Tuesday’s Leon Schiff State-of-the-Art Lecture is taking on what the lecturer calls “the disease of the day” in hopes of shining a light on unmet needs in the race for a cure of nonalcoholic steatohepatitis (NASH).
“This topic of NASH was selected simply because it is the big disease of the day. We can cure hepatitis C in close to 99 percent of patients, but there’s still a lot to be done for NASH. So this is clearly an area where there’s a lot of energy being poured into to get drugs approved and much of that has been derived from the science in terms of the mechanisms of disease,” said Arun Sanyal, MD, FAASLD, professor at Virginia Commonwealth University and this year’s Schiff Lecturer.
NASH has a growing footprint in terms of burden of disease, and there’s still no approved drugs. Dr. Sanyal said his talk will focus on the progress made in the treatment of NASH from a clinical standpoint. He will also provide a vision for where the field needs to go in the future.
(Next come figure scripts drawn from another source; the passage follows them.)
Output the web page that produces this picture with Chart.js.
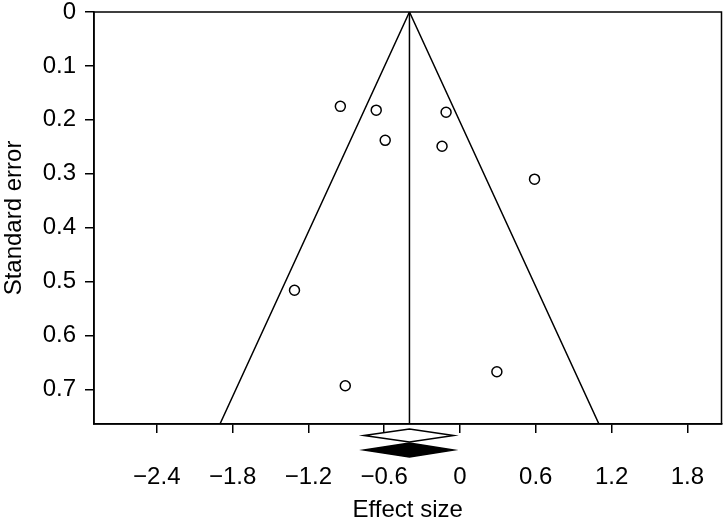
<!DOCTYPE html>
<html>
<head>
<meta charset="utf-8">
<script src="https://cdn.jsdelivr.net/npm/chart.js@4"></script>
<style>
  html, body { margin: 0; padding: 0; background: #fff; }
  #wrap { width: 728px; height: 522px; }
</style>
</head>
<body>
<div id="wrap"><canvas id="funnel"></canvas></div>
<script>
// study estimates
const effectSize = [-0.947, -0.663, -0.11, -0.592, -0.142, 0.59, -1.31, 0.292, -0.908];
const stdError   = [0.175, 0.182, 0.186, 0.238, 0.249, 0.310, 0.516, 0.667, 0.693];

// funnel outline and pooled line
const funnelX = [-1.90, -0.40, 1.10];
const funnelY = [0.764, 0, 0.764];
const pooledX = [-0.40, -0.40];
const pooledY = [0, 0.764];

// summary diamonds under the axis: [lower, centre, upper]
const diamondOpen   = [-0.76, -0.40, -0.05];
const diamondFilled = [-0.76, -0.40, -0.05];

const xTicks = [-2.4, -1.8, -1.2, -0.6, 0, 0.6, 1.2, 1.8];
const yTicks = [0, 0.1, 0.2, 0.3, 0.4, 0.5, 0.6, 0.7];

const FONT = '"Liberation Sans", Arial, sans-serif';
const INK = '#000';

const zip = (xs, ys) => xs.map((x, i) => ({ x, y: ys[i] }));
const fmt = v => (v < 0 ? '\u2212' : '') + (v === 0 ? '0' : Math.abs(v).toFixed(1));

const frame = {
  id: 'frame',
  afterDraw(chart) {
    const { ctx, chartArea: a, scales } = chart;
    ctx.save();
    ctx.strokeStyle = INK;
    ctx.lineWidth = 1.5;
    ctx.strokeRect(a.left, a.top, a.right - a.left, a.bottom - a.top);

    // diamonds drawn below the x axis
    const drawDiamond = (d, yTop, yBot, filled) => {
      const l = scales.x.getPixelForValue(d[0]);
      const c = scales.x.getPixelForValue(d[1]);
      const r = scales.x.getPixelForValue(d[2]);
      const m = (yTop + yBot) / 2;
      ctx.beginPath();
      ctx.moveTo(l, m);
      ctx.lineTo(c, yTop);
      ctx.lineTo(r, m);
      ctx.lineTo(c, yBot);
      ctx.closePath();
      ctx.fillStyle = filled ? INK : '#fff';
      ctx.fill();
      ctx.lineWidth = 1.5;
      ctx.stroke();
    };
    drawDiamond(diamondOpen, a.bottom + 5, a.bottom + 18, false);
    drawDiamond(diamondFilled, a.bottom + 19, a.bottom + 33, true);
    ctx.restore();
  },
};

new Chart(document.getElementById('funnel'), {
  type: 'scatter',
  data: {
    datasets: [
      {
        label: 'Funnel', data: zip(funnelX, funnelY), showLine: true,
        borderColor: INK, borderWidth: 1.5, pointRadius: 0, fill: false,
      },
      {
        label: 'Pooled', data: zip(pooledX, pooledY), showLine: true,
        borderColor: INK, borderWidth: 1.5, pointRadius: 0, fill: false,
      },
      {
        label: 'Studies', data: zip(effectSize, stdError),
        pointRadius: 5, pointBorderWidth: 1.5,
        pointBorderColor: INK, pointBackgroundColor: '#fff',
      },
    ],
  },
  options: {
    responsive: true, maintainAspectRatio: false, animation: false,
    layout: { padding: { top: 12, right: 0, left: 0, bottom: 0 } },
    plugins: { legend: { display: false }, tooltip: { enabled: false } },
    scales: {
      x: {
        type: 'linear', min: -2.897, max: 2.07,
        afterBuildTicks: s => { s.ticks = xTicks.map(value => ({ value })); },
        afterFit: s => { s.height = 98; s.paddingLeft = 0; s.paddingRight = 0; },
        ticks: { color: INK, font: { family: FONT, size: 24 }, padding: 30, callback: fmt, maxRotation: 0 },
        grid: { drawOnChartArea: false, drawTicks: true, tickLength: 9, color: INK, lineWidth: 1.5 },
        border: { display: true, color: INK, width: 1.5 },
        title: { display: true, text: 'Effect size', color: INK, font: { family: FONT, size: 24 }, padding: { top: 1, bottom: -3 } },
      },
      y: {
        type: 'linear', reverse: true, min: 0, max: 0.764,
        afterBuildTicks: s => { s.ticks = yTicks.map(value => ({ value })); },
        afterFit: s => { s.width = 94; s.paddingTop = 0; s.paddingBottom = 0; },
        ticks: { color: INK, font: { family: FONT, size: 24 }, padding: 9, callback: fmt },
        grid: { drawOnChartArea: false, drawTicks: true, tickLength: 9, color: INK, lineWidth: 1.5 },
        border: { display: true, color: INK, width: 1.5 },
        title: { display: true, text: 'Standard error', color: INK, font: { family: FONT, size: 24 }, padding: { top: 0, bottom: 0 } },
      },
    },
  },
  plugins: [frame],
});
</script>
</body>
</html>
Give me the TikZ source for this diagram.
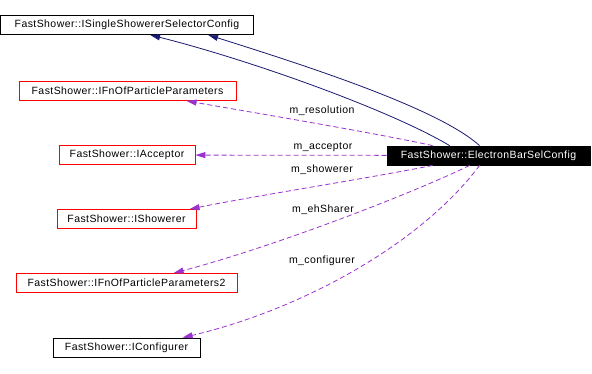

“The first wave of drugs are coming through and hopefully will get approved in the next two years,” he said. “Like most other disease states, the first set of drugs to come through really breaks down a lot of barriers and establishes a path for drugs with better efficacy and greater safety and tolerability to follow. These are very important first advances, but there’s a huge second wave coming and an even bigger third wave behind it.”
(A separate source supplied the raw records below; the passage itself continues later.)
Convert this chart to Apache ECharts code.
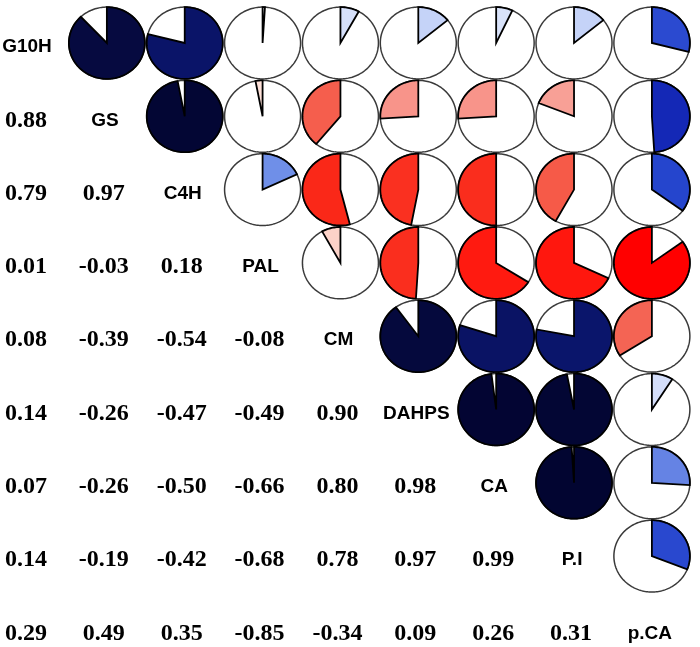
<!DOCTYPE html>
<html>
<head>
<meta charset="utf-8">
<script src="https://cdn.jsdelivr.net/npm/echarts@6/dist/echarts.min.js"></script>
<style>html,body{margin:0;padding:0;background:#fff}#c{width:700px;height:647px}</style>
</head>
<body>
<div id="c"></div>
<script>
// Variables (diagonal labels)
const vars = ['G10H', 'GS', 'C4H', 'PAL', 'CM', 'DAHPS', 'CA', 'P.I', 'p.CA'];
// Lower-triangle correlations, one array per row
const rowG10H = [];
const rowGS = [0.88];
const rowC4H = [0.79, 0.97];
const rowPAL = [0.01, -0.03, 0.18];
const rowCM = [0.08, -0.39, -0.54, -0.08];
const rowDAHPS = [0.14, -0.26, -0.47, -0.49, 0.90];
const rowCA = [0.07, -0.26, -0.50, -0.66, 0.80, 0.98];
const rowPI = [0.14, -0.19, -0.42, -0.68, 0.78, 0.97, 0.99];
const rowPCA = [0.29, 0.49, 0.35, -0.85, -0.34, 0.09, 0.26, 0.31];

const lower = [rowG10H, rowGS, rowC4H, rowPAL, rowCM, rowDAHPS, rowCA, rowPI, rowPCA];

// colour ramps
const posStops = [[0,'#ffffff'],[0.05,'#dfe7fb'],[0.145,'#c4d2f8'],[0.17,'#7090e8'],[0.265,'#6482e4'],[0.285,'#2c4ad0'],[0.36,'#2444cc'],[0.49,'#1428b6'],[0.79,'#0a1468'],[0.88,'#060a40'],[1,'#020430']];
const negStops = [[0,'#ffffff'],[0.03,'#fde0d8'],[0.08,'#fcd2c8'],[0.19,'#f8a096'],[0.26,'#f8948a'],[0.34,'#f46454'],[0.42,'#f65a48'],[0.47,'#fa3020'],[0.54,'#fa2818'],[0.66,'#ff1a10'],[0.85,'#ff0000'],[1,'#ff0000']];
function hex2rgb(h){return [parseInt(h.substr(1,2),16),parseInt(h.substr(3,2),16),parseInt(h.substr(5,2),16)];}
function ramp(stops, v){
  for (let k = 1; k < stops.length; k++) {
    if (v <= stops[k][0]) {
      const a = stops[k-1], b = stops[k];
      const t = (v - a[0]) / (b[0] - a[0]);
      const ca = hex2rgb(a[1]), cb = hex2rgb(b[1]);
      const c = ca.map((x, i) => Math.round(x + (cb[i] - x) * t));
      return 'rgb(' + c.join(',') + ')';
    }
  }
  return stops[stops.length-1][1];
}
function colorOf(r){ return r >= 0 ? ramp(posStops, r) : ramp(negStops, -r); }

const pieData = [], numData = [], labData = [];
for (let i = 0; i < vars.length; i++) {
  for (let j = 0; j < i; j++) {
    numData.push([j, i, lower[i][j]]);
    pieData.push([i, j, lower[i][j]]);
  }
  labData.push([i, i, i]);
}

function ellipsePts(cx, cy, rx, ry, a0, a1, withCenter){
  const pts = [];
  if (withCenter) pts.push([cx, cy]);
  const n = Math.max(2, Math.ceil(Math.abs(a1 - a0) / (Math.PI * 2) * 180));
  for (let k = 0; k <= n; k++) {
    const a = a0 + (a1 - a0) * k / n;
    pts.push([cx + rx * Math.cos(a), cy + ry * Math.sin(a)]);
  }
  return pts;
}

const chart = echarts.init(document.getElementById('c'), null, {renderer: 'canvas'});
chart.setOption({
  backgroundColor: '#ffffff',
  animation: false,
  grid: {left: 0, right: 0, top: 0, bottom: 0},
  xAxis: {type: 'value', min: -0.3725, max: 8.618, show: false},
  yAxis: {type: 'value', inverse: true, min: -0.5866, max: 8.24, show: false},
  series: [
    {
      type: 'custom', silent: true, data: pieData,
      renderItem: function(params, api){
        const c = api.coord([api.value(0), api.value(1)]);
        const s = api.size([1, 1]);
        const rx = s[0] * 0.488, ry = s[1] * 0.49;
        const r = api.value(2);
        const a0 = -Math.PI / 2;
        const a1 = a0 + 2 * Math.PI * r;
        return {
          type: 'group',
          children: [
            {type: 'polygon', shape: {points: ellipsePts(c[0], c[1], rx, ry, 0, Math.PI * 2, false)},
             style: {fill: '#ffffff', stroke: '#3a3a3a', lineWidth: 1.5}},
            {type: 'polygon', shape: {points: ellipsePts(c[0], c[1], rx, ry, a0, a1, true)},
             style: {fill: colorOf(r), stroke: '#000000', lineWidth: 1.8, lineJoin: 'miter'}}
          ]
        };
      }
    },
    {
      type: 'custom', silent: true, data: numData,
      renderItem: function(params, api){
        const c = api.coord([api.value(0), api.value(1)]);
        return {
          type: 'text', x: c[0] - 3, y: c[1] + 4,
          style: {text: api.value(2).toFixed(2), fill: '#000', font: 'bold 24px "Liberation Serif"', align: 'center', verticalAlign: 'middle'}
        };
      }
    },
    {
      type: 'custom', silent: true, data: labData,
      renderItem: function(params, api){
        const c = api.coord([api.value(0), api.value(1)]);
        return {
          type: 'text', x: c[0] - 2, y: c[1] + 4,
          style: {text: vars[api.value(2)], fill: '#000', font: 'bold 19px "Liberation Sans"', align: 'center', verticalAlign: 'middle'}
        };
      }
    }
  ]
});
</script>
</body>
</html>
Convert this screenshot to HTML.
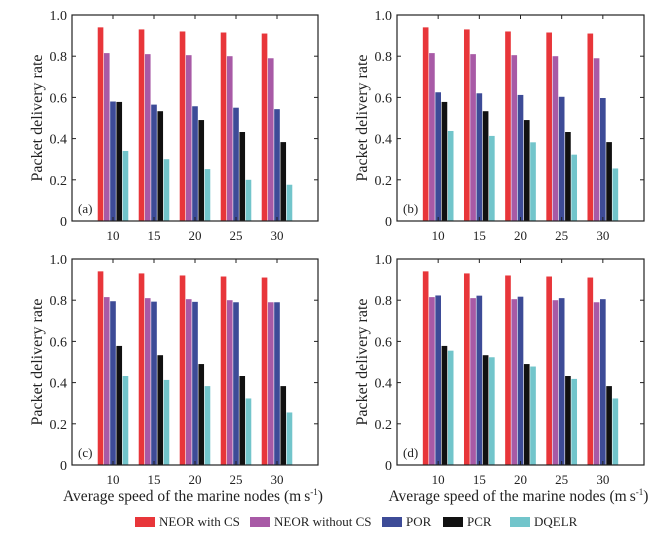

The possibility of combination therapeutics to develop treatment regimens with greater efficacy, the possibility of precision medicine to individualize therapeutics for each patient, and the possibility of innovations in trial design so that clinical trials can be performed faster and more efficiently are all going to be critically important to the future of NASH, said Dr. Sanyal, who said he plans to share a vision that incorporates all of these.
“I think the biggest challenge in this area is the development of simple tools to identify the patients in the community who are at particular risk of progression to cirrhosis and targeting them for therapy,” he said.
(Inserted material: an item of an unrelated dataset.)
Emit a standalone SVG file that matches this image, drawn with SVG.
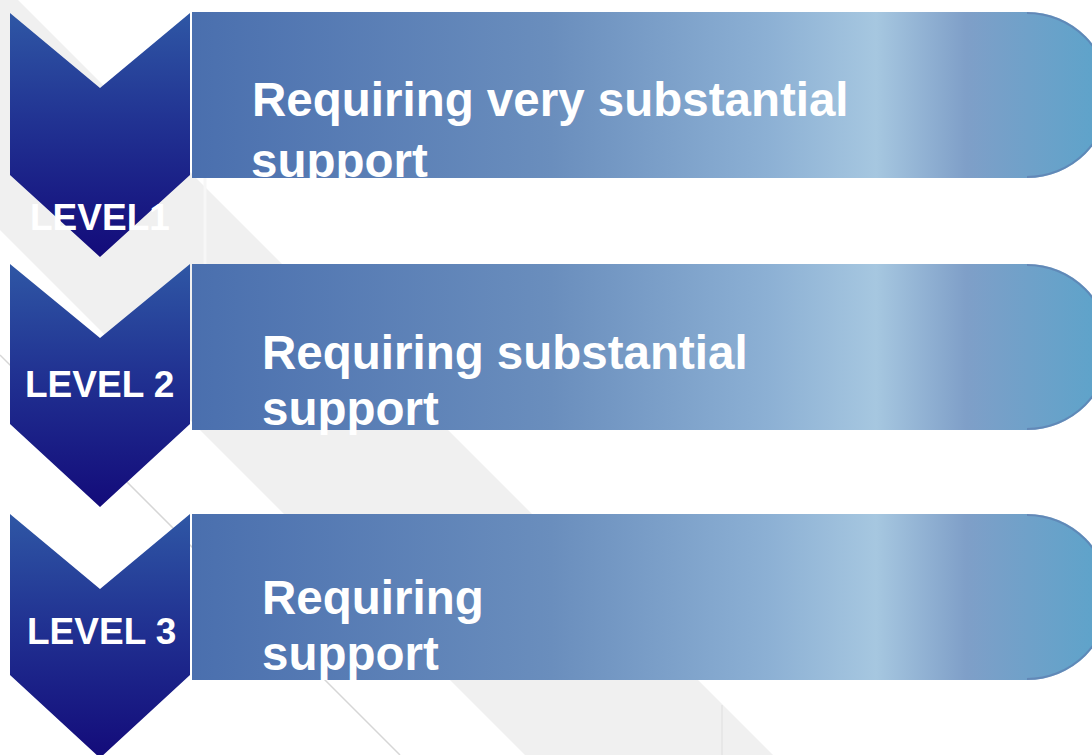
<svg xmlns="http://www.w3.org/2000/svg" width="1092" height="755" viewBox="0 0 1092 755">
  <defs>
    <linearGradient id="barGrad" gradientUnits="userSpaceOnUse" x1="192" y1="0" x2="1092" y2="0">
      <stop offset="0" stop-color="#4a6fae"/>
      <stop offset="0.4" stop-color="#6a8ebd"/>
      <stop offset="0.64" stop-color="#8cb0d4"/>
      <stop offset="0.76" stop-color="#a6c7e0"/>
      <stop offset="0.86" stop-color="#7f9fc8"/>
      <stop offset="1" stop-color="#5fa3ca"/>
    </linearGradient>
    <linearGradient id="chevGrad" x1="0" y1="0" x2="0" y2="1">
      <stop offset="0" stop-color="#2f57a5"/>
      <stop offset="0.45" stop-color="#213292"/>
      <stop offset="1" stop-color="#130b7a"/>
    </linearGradient>
    <clipPath id="clip1">
      <path d="M192,12 H1027 A83,83 0 0 1 1027,178 H192 Z"/>
    </clipPath>
    <style>
      .bar { fill: url(#barGrad); }
      .cap { fill: none; stroke: #5b78ac; stroke-width: 2; stroke-opacity: 0.6; }
      .chev { fill: url(#chevGrad); }
      .lvl { font-family: "Liberation Sans", Arial, sans-serif; font-weight: bold; font-size: 37px; fill: #ffffff; }
      .big { font-family: "Liberation Sans", Arial, sans-serif; font-weight: bold; font-size: 47.5px; fill: #ffffff; }
    </style>
  </defs>

  <g id="background">
    <rect x="0" y="0" width="1092" height="755" fill="#ffffff"/>
    <polygon points="-230,0 18,0 773,755 525,755" fill="#f0f0f0"/>
    <line x1="205" y1="178" x2="205" y2="264" stroke="#f7f7f7" stroke-width="3"/>
    <line x1="722" y1="705" x2="722" y2="755" stroke="#e4e4e4" stroke-width="1.5"/>
    <line x1="0" y1="355" x2="400" y2="755" stroke="#d6d6d6" stroke-width="1.5"/>
  </g>

  <g id="connectors"></g>

  <g id="bar1">
    <path class="bar" d="M192,12 H1027 A83,83 0 0 1 1027,178 H192 Z"/>
    <path class="cap" d="M1027,13 A82,82 0 0 1 1027,177"/>
    <g clip-path="url(#clip1)">
      <text class="big" x="252" y="116">Requiring very substantial</text>
      <text class="big" x="251" y="177">support</text>
    </g>
  </g>

  <g id="bar2">
    <path class="bar" d="M192,264 H1027 A83,83 0 0 1 1027,430 H192 Z"/>
    <path class="cap" d="M1027,265 A82,82 0 0 1 1027,429"/>
    <text class="big" x="262" y="369">Requiring substantial</text>
    <text class="big" x="262" y="425">support</text>
  </g>

  <g id="bar3">
    <path class="bar" d="M192,514 H1027 A83,83 0 0 1 1027,680 H192 Z"/>
    <path class="cap" d="M1027,515 A82,82 0 0 1 1027,679"/>
    <text class="big" x="262" y="614">Requiring</text>
    <text class="big" x="262" y="670">support</text>
  </g>

  <g id="level1">
    <polygon class="chev" points="10,13 100,88 190,13 190,175 100,257 10,175"/>
    <text class="lvl" x="30" y="230">LEVEL1</text>
  </g>

  <g id="level2">
    <polygon class="chev" points="10,264 100,338 190,264 190,424 100,507 10,424"/>
    <text class="lvl" x="25" y="397">LEVEL 2</text>
  </g>

  <g id="level3">
    <polygon class="chev" points="10,514 100,589 190,514 190,675 100,758 10,675"/>
    <text class="lvl" x="27" y="644">LEVEL 3</text>
  </g>
</svg>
He noted that not everyone with fat in their liver will have bad outcomes. Negative outcomes are linked to a subset of people who have more aggressive liver injury and scarring of the liver.
“Right now the only way to identify those people is with a liver biopsy, but that’s really not a practical approach for the whole country because liver biopsies are invasive, they carry some risk, and they are not foolproof,” he said.
Better diagnostics, such as noninvasive biomarkers, that can be deployed in a routine family practice type setting are the current biggest unmet need, he added.
Dr. Sanyal said he hopes his Schiff Lecture will leave attendees feeling energized by the amount of movement in the field.
“I also would like to inspire some young people to continue to pick up the torch and carry on and maybe find new paradigms and to focus the people in the field around the areas where there are still the greatest unmet need,” he said.